To stay objective we have to take a step backwards and look on the situation as if we were a friend. How would an outsider see your position?
If a friend lost her job you wouldn’t say “you’re pathetic and unemployable” would you? A good friend would sympathize, commiserate and come up with “I’m really sorry. That’s a bummer. You have many special skills so you will easily find a job. I will ask in my network.”
When you go up a dress size your BFF won’t way “Wow thunder thighs, we will need to grease your hips to get you through the door if you carry on as you are.” She would offer to share a salad or walk to work.

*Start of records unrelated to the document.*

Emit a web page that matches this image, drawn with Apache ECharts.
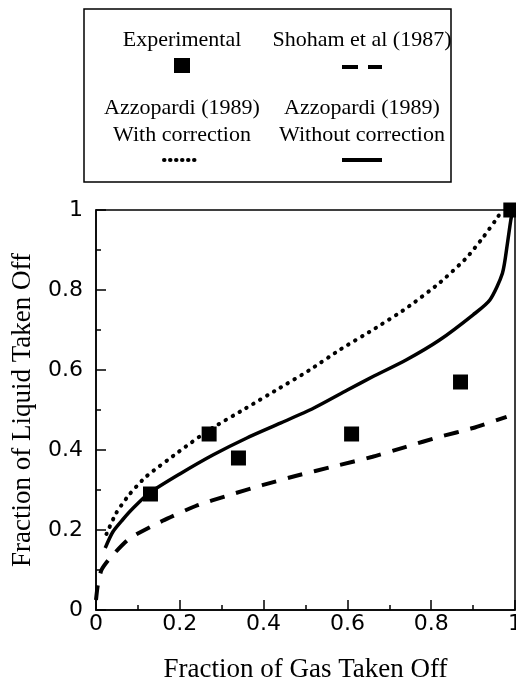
<!DOCTYPE html>
<html>
<head>
<meta charset="utf-8">
<script src="https://cdn.jsdelivr.net/npm/echarts@6/dist/echarts.min.js"></script>
<style>
  html, body { margin: 0; padding: 0; background: #fff; }
  #chart { width: 516px; height: 685px; }
</style>
</head>
<body>
<div id="chart"></div>
<script>
// measured points (fraction of gas, fraction of liquid)
const expX = [0.13, 0.27, 0.34, 0.61, 0.87, 0.99]
const expY = [0.29, 0.44, 0.38, 0.44, 0.57, 1.0]

const shohamX = [0, 0.004, 0.013, 0.032, 0.079, 0.159, 0.238, 0.317, 0.397, 0.476, 0.571, 0.66, 0.74, 0.82, 0.9, 0.98]
const shohamY = [0.025, 0.06, 0.1, 0.128, 0.178, 0.223, 0.26, 0.287, 0.312, 0.335, 0.36, 0.383, 0.408, 0.433, 0.455, 0.483]

const withCorrX = [0.025, 0.048, 0.079, 0.119, 0.198, 0.27, 0.357, 0.437, 0.51, 0.581, 0.66, 0.74, 0.819, 0.883, 0.922, 0.954, 0.97]
const withCorrY = [0.19, 0.242, 0.288, 0.333, 0.396, 0.45, 0.504, 0.554, 0.6, 0.65, 0.7, 0.754, 0.817, 0.879, 0.929, 0.975, 1.0]

const noCorrX = [0.022, 0.04, 0.063, 0.09, 0.127, 0.2, 0.28, 0.36, 0.44, 0.52, 0.6, 0.66, 0.74, 0.82, 0.9, 0.94, 0.97, 0.982, 0.99, 0.995]
const noCorrY = [0.155, 0.195, 0.225, 0.256, 0.292, 0.34, 0.388, 0.43, 0.467, 0.505, 0.55, 0.583, 0.625, 0.675, 0.738, 0.775, 0.842, 0.917, 0.975, 1.0]

const xTitle = 'Fraction of Gas Taken Off'
const yTitle = 'Fraction of Liquid Taken Off'

const pair = (xs, ys) => xs.map((x, i) => [x, ys[i]])

const serif = "'Liberation Serif', 'Times New Roman', serif"
const sans = "'DejaVu Sans', sans-serif"

const chart = echarts.init(document.getElementById('chart'))

const legendText = (x, y, text) => ({
  type: 'text', x, y,
  style: { text, fill: '#000', font: '22px ' + serif, align: 'center', verticalAlign: 'middle' }
})
const legendLine = (x1, x2, y, dash, cap, width) => ({
  type: 'line',
  shape: { x1, y1: y, x2, y2: y },
  style: { stroke: '#000', lineWidth: width, lineDash: dash, lineCap: cap }
})

const axisCommon = {
  type: 'value', min: 0, max: 1, interval: 0.2,
  nameLocation: 'middle',
  nameTextStyle: { fontFamily: serif, fontSize: 27, color: '#000' },
  axisLine: { lineStyle: { color: '#000', width: 1.5 } },
  axisTick: { inside: true, length: 10, lineStyle: { color: '#000', width: 1.5 } },
  minorTick: { show: true, splitNumber: 2, length: 5, lineStyle: { color: '#000', width: 1.5 } },
  splitLine: { show: false }
}

chart.setOption({
  animation: false,
  grid: {
    left: 96, right: 1, top: 210, bottom: 75,
    show: true, borderColor: '#000', borderWidth: 1.5,
    outerBoundsMode: 'none'
  },
  xAxis: Object.assign({}, axisCommon, {
    name: xTitle, nameGap: 46,
    axisLabel: { fontFamily: sans, fontSize: 22, color: '#000', margin: 3 }
  }),
  yAxis: Object.assign({}, axisCommon, {
    name: yTitle, nameGap: 60,
    axisLabel: { fontFamily: sans, fontSize: 22, color: '#000', margin: 13 }
  }),
  series: [
    {
      name: 'Shoham et al (1987)', type: 'line', data: pair(shohamX, shohamY),
      showSymbol: false, smooth: 0.2, clip: false,
      lineStyle: { color: '#000', width: 4, type: [15, 12] }
    },
    {
      name: 'Azzopardi (1989) With correction', type: 'line', data: pair(withCorrX, withCorrY),
      showSymbol: false, smooth: 0.2, clip: false,
      lineStyle: { color: '#000', width: 4, type: [0.5, 7.5], cap: 'round' }
    },
    {
      name: 'Azzopardi (1989) Without correction', type: 'line', data: pair(noCorrX, noCorrY),
      showSymbol: false, smooth: 0.25, clip: false,
      lineStyle: { color: '#000', width: 3.5 }
    },
    {
      name: 'Experimental', type: 'scatter', data: pair(expX, expY),
      symbol: 'rect', symbolSize: 15, clip: false,
      itemStyle: { color: '#000', opacity: 1 }, z: 5
    }
  ],
  graphic: [
    {
      type: 'rect',
      shape: { x: 84, y: 9, width: 367, height: 173 },
      style: { fill: '#fff', stroke: '#000', lineWidth: 1.5 }
    },
    legendText(182, 40, 'Experimental'),
    legendText(362, 40, 'Shoham et al (1987)'),
    legendText(182, 108, 'Azzopardi (1989)'),
    legendText(362, 108, 'Azzopardi (1989)'),
    legendText(182, 135, 'With correction'),
    legendText(362, 135, 'Without correction'),
    { type: 'rect', shape: { x: 174, y: 58, width: 16, height: 15 }, style: { fill: '#000' } },
    legendLine(342, 382, 67, [16, 10], 'butt', 4),
    legendLine(164, 200, 160, [0.5, 5.5], 'round', 4),
    legendLine(342, 382, 160, null, 'butt', 4)
  ]
})

window.addEventListener('resize', () => chart.resize())
</script>
</body>
</html>
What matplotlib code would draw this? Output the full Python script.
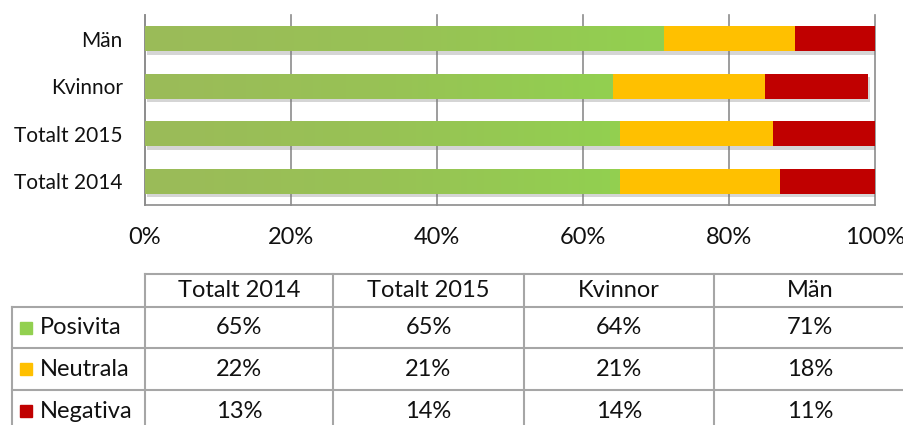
import numpy as np
import matplotlib.pyplot as plt
import matplotlib.patheffects as pe
from matplotlib.colors import LinearSegmentedColormap

# --- data ---
categories = ['Totalt 2014', 'Totalt 2015', 'Kvinnor', 'Män']
posivita = [65, 65, 64, 71]
neutrala = [22, 21, 21, 18]
negativa = [13, 14, 14, 11]
series_names = ['Posivita', 'Neutrala', 'Negativa']
xticks = [0, 20, 40, 60, 80, 100]

colors = ['#92D050', '#FFC000', '#C00000']
grid_col = '#8C8C8C'

plt.rcParams['font.family'] = ['Lato', 'DejaVu Sans']
W, H = 904, 425
fig = plt.figure(figsize=(W / 100, H / 100), dpi=100)

# --- bar chart ---
ax = fig.add_axes([145 / W, 1 - 205 / H, 730 / W, 190 / H])
y = np.arange(len(categories))
bh = 0.53
shadow = [pe.SimplePatchShadow(offset=(1.5, -2.5), shadow_rgbFace='#777777', alpha=0.3), pe.Normal()]

pos = np.array(posivita)
neu = np.array(neutrala)
neg = np.array(negativa)
b1 = ax.barh(y, pos, height=bh, color=colors[0], zorder=3, path_effects=shadow)
b2 = ax.barh(y, neu, left=pos, height=bh, color=colors[1], zorder=3, path_effects=shadow)
b3 = ax.barh(y, neg, left=pos + neu, height=bh, color=colors[2], zorder=3, path_effects=shadow)

# green gradient like the original
cmap = LinearSegmentedColormap.from_list('g', ['#9BBB59', '#98C255', '#92D050'])
grad = np.linspace(0, 1, 256).reshape(1, -1)
for rect in b1:
    x0, y0 = rect.get_x(), rect.get_y()
    im = ax.imshow(grad, extent=[x0, x0 + rect.get_width(), y0, y0 + rect.get_height()],
                   cmap=cmap, aspect='auto', zorder=3.5, origin='lower')
    im.set_clip_path(rect)

ax.set_xlim(0, 100)
ax.set_ylim(-0.5, 3.5)
ax.set_xticks(xticks)
ax.set_xticklabels([f'{t}%' for t in xticks])
ax.set_yticks(y)
ax.set_yticklabels(categories)
ax.tick_params(axis='x', length=0, pad=16, labelsize=17, labelcolor='#111111')
ax.tick_params(axis='y', length=0, pad=16, labelsize=15, labelcolor='#111111')
ax.grid(axis='x', color=grid_col, lw=1.2, zorder=0)
for g in ax.get_xgridlines():
    g.set_clip_on(False)
for s in ['top', 'right']:
    ax.spines[s].set_visible(False)
for s in ['left', 'bottom']:
    ax.spines[s].set_color(grid_col)
    ax.spines[s].set_linewidth(1.2)

# --- data table ---
tax = fig.add_axes([0, 0, 1, 1])
tax.set_xlim(0, W)
tax.set_ylim(H, 0)
tax.axis('off')

col_x = [12, 145, 333, 524, 714, 906]
row_y = [274, 307, 348, 390, 432]
lc = '#A6A6A6'
lw = 1.5
# horizontal lines
tax.plot([col_x[1], col_x[-1]], [row_y[0]] * 2, color=lc, lw=lw)
for r in row_y[1:]:
    tax.plot([col_x[0], col_x[-1]], [r] * 2, color=lc, lw=lw)
# vertical lines
tax.plot([col_x[0]] * 2, [row_y[1], row_y[-1]], color=lc, lw=lw)
for c in col_x[1:]:
    tax.plot([c] * 2, [row_y[0], row_y[-1]], color=lc, lw=lw)

fs = 17
for j, cat in enumerate(categories):
    cx = (col_x[j + 1] + col_x[j + 2]) / 2
    tax.text(cx, (row_y[0] + row_y[1]) / 2, cat, ha='center', va='center', fontsize=fs, color='#111111')

table_vals = [posivita, neutrala, negativa]
for i, (name, vals) in enumerate(zip(series_names, table_vals)):
    cy = (row_y[i + 1] + row_y[i + 2]) / 2
    tax.add_patch(plt.Rectangle((20, cy - 6), 12, 12, color=colors[i]))
    tax.text(40, cy, name, ha='left', va='center', fontsize=fs, color='#111111')
    for j, v in enumerate(vals):
        cx = (col_x[j + 1] + col_x[j + 2]) / 2
        tax.text(cx, cy, f'{v}%', ha='center', va='center', fontsize=fs, color='#111111')

fig.savefig('out.png', dpi=100)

How to stop being defined by circumstances
1. Talk to yourself as if you were talking to a friend
You are unlikely to bitch at a friend in the same way you do yourself. Getting rid of these phrases would be a good starting point:
- You should/could have
- Why didn’t you … enough/more
- You always/never
Watch your language. I don’t mean don’t swear – that can be situation appropriate. I suggest you pay attention to the negative tape and internal name calling: loser/jerk/fatty/etc.
2. Focus on the positives
Looking at your life through one lens is never a good idea. Even Shakespeare said “we are the sum of many parts.” If you have an ongoing career strategy, you will have a thorough understanding of your strengths and ongoing development needs. You will have mapped out your options and created a plan. If you struggle with this hire a coach.
3. Get feedback
Re-framing situations and putting them into context is important. Understanding how to accept feedback and how to view situations in the way others see them, and your role in them, can be invaluable. We are less likely to be broad sided by the unexpected when we know the perceptions of friends or colleagues. This doesn’t mean that we are defined by those views – just that they are part of a picture that makes up who were are.
We shouldn’t be defined by circumstances but by our decisions and actions.